Industries assured of power supply

K-Electric vows to support industrial consumers in transition from captive plants

K-Electric. PHOTO: FILE

ISLAMABAD:

K-Electric has affirmed its readiness to provide uninterrupted power supply to the industrial consumers abandoning their captive power plants in line with a recent decision of the government.

At a public hearing held by the National Electric Power Regulatory Authority (Nepra) on K-Electric's request for a provisional fuel charges adjustment (FCA) of Rs0.51 per kilowatt-hour (kWh) for August 2024, K-Electric Chief Financial Officer Aamir Ghaziani highlighted that the company had sufficient supply in its system to facilitate the industries.

He reiterated K-Electric's commitment to supporting the industrial consumers in the transition from captive power plants to the electricity grid either through third-party arrangements or directly.

During the hearing, it was claimed that K-Electric could save the government at least Rs80 billion in tariff subsidies if the company was provided natural gas instead of the more expensive re-gasified liquefied natural gas (RLNG).

This saving could reduce the overall electricity cost for consumers by up to Rs10-15 per unit, the hearing was told.

K-Electric noted that it had seen around 1% year-on-year growth in demand between August 2023 and August 2024 while other power distribution companies reported a decline in consumption.

Rehan Jawed, representing the Korangi Association of Trade and Industry, raised concerns about delay in determining the K-Electric's power generation price under the new Multi-Year Tariff.

He argued that while natural gas was being provided to the captive power plants, it was benefiting only a few business groups, placing other industries and consumers at a disadvantage.

Jawed added that the supply of just 100 million cubic feet of natural gas per day (mmcfd) to K-Electric could save Rs80 billion in subsidies for Karachi's power consumers.

He revealed that the capacity cost borne by grid customers would be around Rs132 million due to the use of grid by the captive plants as a backup source.

In response to a comment from Karachi Chamber of Commerce and Industry Vice President Tanveer Bari, K-Electric's Ghaziani clarified that the elevated cost was primarily due to the expensive fuel being supplied to K-Electric rather than the inefficiency.

He emphasised that a steady supply of natural gas could significantly lower costs for consumers. Nepra Member Technical from Sindh Rafique Ahmed Sheikh praised K-Electric for attracting the lowest bids while inviting the Request for Proposals for its renewable energy projects.
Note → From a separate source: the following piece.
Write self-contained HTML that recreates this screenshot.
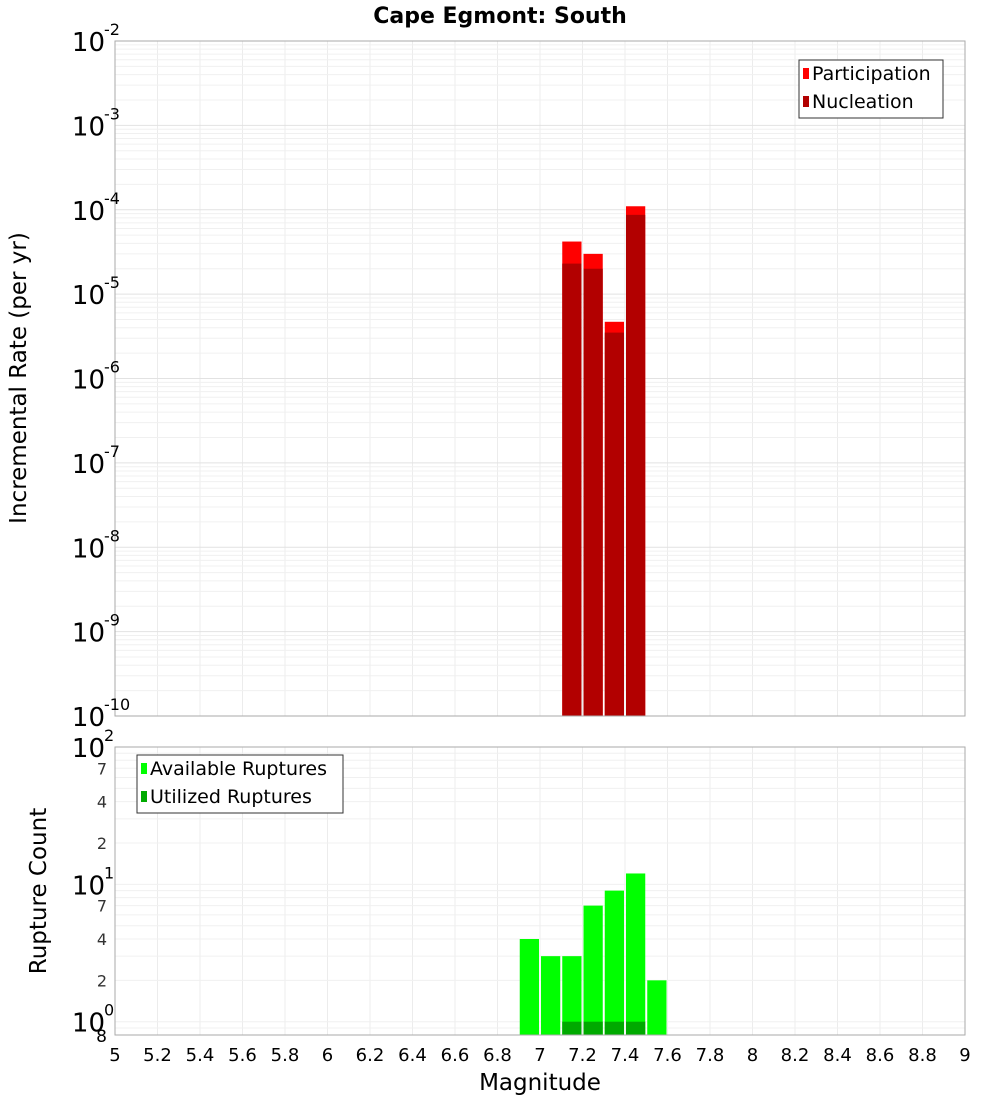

He acknowledged the confidence investors showed in the private sector, as reflected in the bid of Rs8.9 per unit which K-Electric received for its 220-megawatt hybrid wind-solar project in Dhabeji, Sindh.

Ghaziani explained that K-Electric was currently piloting the shift from load-shedding at the feeder level to the pole-mounted transformer (PMT) level, with a detailed report already submitted to Nepra for review.

In response to the criticism from Jamaat-e-Islami Karachi's energy expert Imran Shahid, K-Electric CEO stressed that consumers could now apply for new meter connections online or at the company's customer care centres.

Nepra asked as to why Jamaat-e-Islami was not happy with the digitisation of new connection system. Responding to that, Imran Shahid mentioned that the manual system for applying for new connections, which had previously been targeted by Jamaat-e-Islami, should continue on the sidelines.

Nepra reserved its judgement on K-Electric's provisional FCA request and would announce its final decision in the coming days, including the duration over which the FCA would be charged from consumers.

About a week ago, a news report said that the textile industry was in hot waters due to the government's decision to cut off gas supply to captive power plants and push them to connect to the power grid.

In a recent meeting of the Economic Coordination Committee (ECC), the Petroleum Division reported that the government had been gradually discouraging the use of natural gas for captive power generation. The division suggested revising the gas supply priority order to minimise gas consumption by captive power plants.

The minister of state for finance and revenue agreed with the suggestion, proposing that gas tariffs for captive power be raised to match the higher RLNG tariffs, thereby disincentivising their operation.

The power minister, however, insisted that connectivity to the national power grid must be ensured for these units before cutting off gas supply. He also endorsed the proposal to raise gas tariffs for captive power plants.